Zunächst sind die Bilder doppelseitig, mit Farbe gefüllt von oben bis unten, von links nach rechts. Das könnte man symbolisch verstehen, für ein zufriedenes, ausgefülltes Leben, in dem nichts fehlt, und so wirkt das Mädchen auch, trotz seiner für den Leser und Betrachter etwas befremdlichen Lebensweise. Das ändert sich, als eines Tages "ein paar neue Tiere" im Wald auftauchten: Menschen, die das Kind mitnehmen um ihm in der Zivilisation ein gutes Zuhause zu geben. Die Seiten sind nur noch zur Hälfte illustriert, der Text steht auf leerem Hintergrund. Das Menschenpaar wirkt ziemlich unsympathisch, auch wenn sie es ja nur gut meinen, und das spiegelt wider, wie das wilde Mädchen aus dem Wald die beiden erleben mag: sie sprechen falsch - nicht wie das Mädchen in Krähensprache , sie spielen falsch - nicht toben, raufen und kaputtreißen, sie essen falsch - mit Messer und Gabel und nicht einfach mit den Händen.

Am Ende siegt die Wildheit über die aufgeräumte Wohnung. Das Mädchen geht zurück in den Wald, Hund und Katze nimmt es mit.

 

"Jeder erinnerte sich, wie sie verschwand und alle wussten: Es war gut, dass sie fort war."

Wild ist ein besonderes Buch: inhaltlich, optisch und auch vom Material ist es mit verziertem (!) Leinenrücken besonders gestaltet. Keine Frage. Allerdings: Dem Klappentext hätte ein bisschen zivilisierte Bescheidenheit nicht geschadet und gäbe es eine Kategorie "Stimmiges Marketing", würde "Wild" nicht so viele Punkte bekommen. Da wird das frisch erschienene Werk schon mal gleich mit den Lorbeeren eines der berühmtesten Klassiker der Kinderliteratur geschmückt und angepriesen als "zeitgemäßen Nachfolger von Maurice Sendaks Wo die wilden Kerle wohnen.
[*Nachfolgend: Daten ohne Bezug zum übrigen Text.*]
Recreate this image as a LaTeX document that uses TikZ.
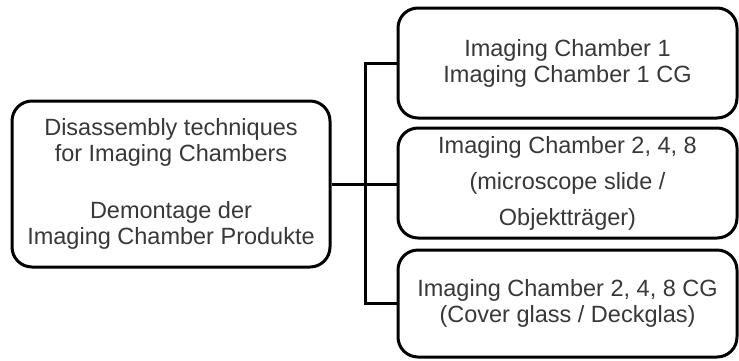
\documentclass[tikz,border=0pt]{standalone}
\usepackage{fontspec}
\setmainfont{Liberation Sans}
\definecolor{labelgray}{HTML}{383838}
\begin{document}
\begin{tikzpicture}[x=1pt,y=-1pt,
  box/.style={draw=black, line width=3pt, rounded corners=20pt, fill=white,
    align=center, inner sep=0pt, text=labelgray,
    font=\fontsize{23.5}{26}\selectfont},
  link/.style={draw=black, line width=3pt}]
\useasboundingbox (0,0) rectangle (739,360);

% root topic
\node[box, minimum width=318pt, minimum height=166pt] (root) at (171,184)
  {Disassembly techniques\\for Imaging Chambers\\[31pt]Demontage der\\Imaging Chamber Produkte};

% product branches
\node[box, minimum width=339pt, minimum height=110pt] (ic1) at (567.5,63)
  {Imaging Chamber 1\\Imaging Chamber 1 CG};
\node[box, minimum width=339pt, minimum height=110pt,
      font=\fontsize{23.5}{36}\selectfont] (ic248) at (567.5,183)
  {Imaging Chamber 2, 4, 8\\(microscope slide /\\Objektträger)};
\node[box, minimum width=339pt, minimum height=107pt] (ic248cg) at (567.5,303.5)
  {Imaging Chamber 2, 4, 8 CG\\(Cover glass / Deckglas)};

% connectors
\coordinate (bus) at (365,0);
\draw[link] (root.east) -- (root.east -| ic248.west);
\draw[link] (ic1.west) -- (ic1.west -| bus) -- (ic248cg.west -| bus) -- (ic248cg.west);
\end{tikzpicture}
\end{document}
Erstens: Ob eine Neuerscheinung ein Klassiker wird, weiß man erst nach ein paar Jahren, das liegt in der Natur der Sache. Und wenn es so ist, dann wird der Leser es schon von alleine merken. Zweitens ist Wild eigentlich aus sich heraus gut genug. Auch wenn die angekündigte Moral von der Geschichte, "wie wichtig es ist, Kinder in ihrer Entwicklung nicht zu bremsen, sondern ihnen Freiraum zu geben und sie die Welt in ihrer Vielfalt entdecken zu lassen" auch ein bisschen hochgegriffen ist. Abgesehen davon, dass ich nicht genau weiß, was genau das heißen soll - einfach mal das Wohnzimmer zerlegen, wenn einem nach ein bisschen Wildheit ist? - bezweifle ich, dass die Aussage beim eigentlichen Zielpublikum ankommt. Es ist für kleine Kinder nicht so leicht, sich mit diesem Kind zu identifizieren, das alle Spielsachen kaputt macht. Die kleinen Leser haben Angst, dass die raufenden Füchse es fressen wollen und sie verstehen auch nicht, wieso das Kind zu Hause immer noch so wild ist. Aus der Sicht der kleinen Leser macht das Kind tatsächlich alles falsch, nämlich anders als wir alle.

Wobei sie mit einem Heidenspaß darüber lesen. "Liest du mir das Buch mit dem bösen Mädchen vor?" fragen sie nicht nur einmal und reißen dabei die Augen auf wie das Kind auf dem Cover und sie leuchten vor Vorfreude.

Fazit

Wer ungewöhnliche Bücher mag, Bilder die anziehen, ohne niedlich zu sein, Geschichten, die nicht 1:1 einer Aussage und einer Kategorie zuzuordnen sind, hat mit Wild ein neues gefunden für seinen Bücherschatz: das Thema "Wolfskind" als Märchen, an dessen Ende das Wildsein übers aufgeräumte Wohnzimmer triumphiert. Grün und bunt und wild. Wild will ein besonderes Bilderbuch sein und das ist es auch.